» **WHAT IS ASKED**
From the first line of the listing below, retype each line up to and including the one with "(e) at (188,737)"; pictures stay out.

» **INFORMATION SUPPLIED**

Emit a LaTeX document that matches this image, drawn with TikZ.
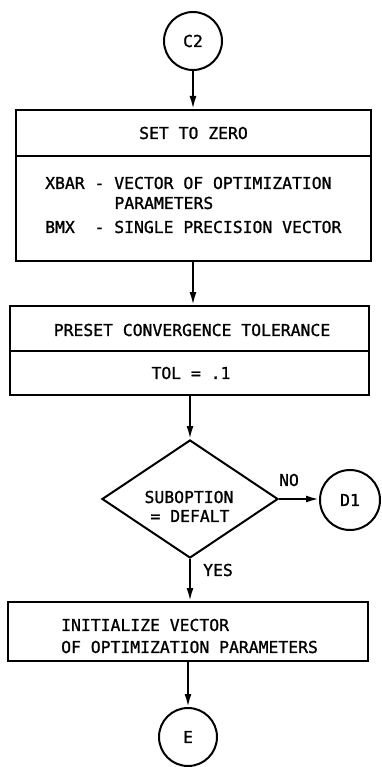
\documentclass[tikz,border=0pt]{standalone}
\usepackage{fontspec}
\newfontfamily\chartfont[FakeBold=1.2]{DejaVu Sans Mono}
\usetikzlibrary{shapes.geometric,arrows.meta}
\begin{document}
\begin{tikzpicture}[x=1bp,y=-1bp,
  every node/.style={font=\chartfont\fontsize{16.4bp}{19bp}\selectfont, inner sep=0},
  stroke/.style={line width=2bp},
  flow/.style={stroke, -{Latex[length=13bp,width=7bp]}},
  conn/.style={draw, stroke, circle, minimum size=58bp},
  cell/.style={draw, stroke, rectangle},
  decision/.style={draw, stroke, diamond, minimum width=176bp, minimum height=118bp}
]
\useasboundingbox (0,0) rectangle (381,767);

% connectors (off-page references)
\node[conn, minimum size=58bp] (c2) at (193,41) {C2};
\node[conn, minimum size=60bp] (d1) at (350,500) {D1};
\node[conn] (e) at (188,737) {E};

% block 1: set to zero
\node[cell, minimum width=355bp, minimum height=46bp] (b1a) at (193.5,133) {SET TO ZERO};
\node[cell, minimum width=355bp, minimum height=105bp] (b1b) at (193.5,208.5) {};
\node[anchor=west] (xbar) at (45,183) {XBAR - VECTOR OF OPTIMIZATION};
\node[anchor=west] (parm) at (114.3,203) {PARAMETERS};
\node[anchor=west] (bmx) at (45,227) {BMX\ \ - SINGLE PRECISION VECTOR};

% block 2: convergence tolerance
\node[cell, minimum width=359bp, minimum height=45bp] (b2a) at (189.5,328.5) {};
\node[cell, minimum width=359bp, minimum height=44bp] (b2b) at (189.5,373) {};
\node (preset) at (192,330) {PRESET CONVERGENCE TOLERANCE};
\node (tol) at (191,373) {TOL = .1};

% decision
\node[decision] (dec) at (190,499) {};
\node (sub1) at (189,497) {SUBOPTION};
\node (sub2) at (190,516) {= DEFALT};
\node (no) at (289,480) {NO};
\node (yes) at (218,570) {YES};

% block 3: initialization
\node[cell, minimum width=360bp, minimum height=59bp] (b3) at (188,631.5) {};
\node[anchor=west] (init1) at (61,625) {INITIALIZE VECTOR};
\node[anchor=west] (init2) at (61,647) {OF OPTIMIZATION PARAMETERS};

% flow lines
\draw[flow] (c2.south) -- (c2.south |- b1a.north);
\draw[flow] (b1b.south -| c2) -- (b2a.north -| c2);
\draw[flow] (b2b.south -| dec.north) -- (dec.north);
\draw[flow] (dec.south) -- (dec.south |- b3.north);
\draw[flow] (dec.east) -- (dec.east -| d1.west);
\draw[flow] (b3.south -| e) -- (e.north);
\end{tikzpicture}
\end{document}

» **EXERCISE ANSWER**
Emit a LaTeX document that matches this image, drawn with TikZ.
\documentclass[tikz,border=0pt]{standalone}
\usepackage{fontspec}
\newfontfamily\chartfont[FakeBold=1.2]{DejaVu Sans Mono}
\usetikzlibrary{shapes.geometric,arrows.meta}
\begin{document}
\begin{tikzpicture}[x=1bp,y=-1bp,
  every node/.style={font=\chartfont\fontsize{16.4bp}{19bp}\selectfont, inner sep=0},
  stroke/.style={line width=2bp},
  flow/.style={stroke, -{Latex[length=13bp,width=7bp]}},
  conn/.style={draw, stroke, circle, minimum size=58bp},
  cell/.style={draw, stroke, rectangle},
  decision/.style={draw, stroke, diamond, minimum width=176bp, minimum height=118bp}
]
\useasboundingbox (0,0) rectangle (381,767);

% connectors (off-page references)
\node[conn, minimum size=58bp] (c2) at (193,41) {C2};
\node[conn, minimum size=60bp] (d1) at (350,500) {D1};
\node[conn] (e) at (188,737) {E};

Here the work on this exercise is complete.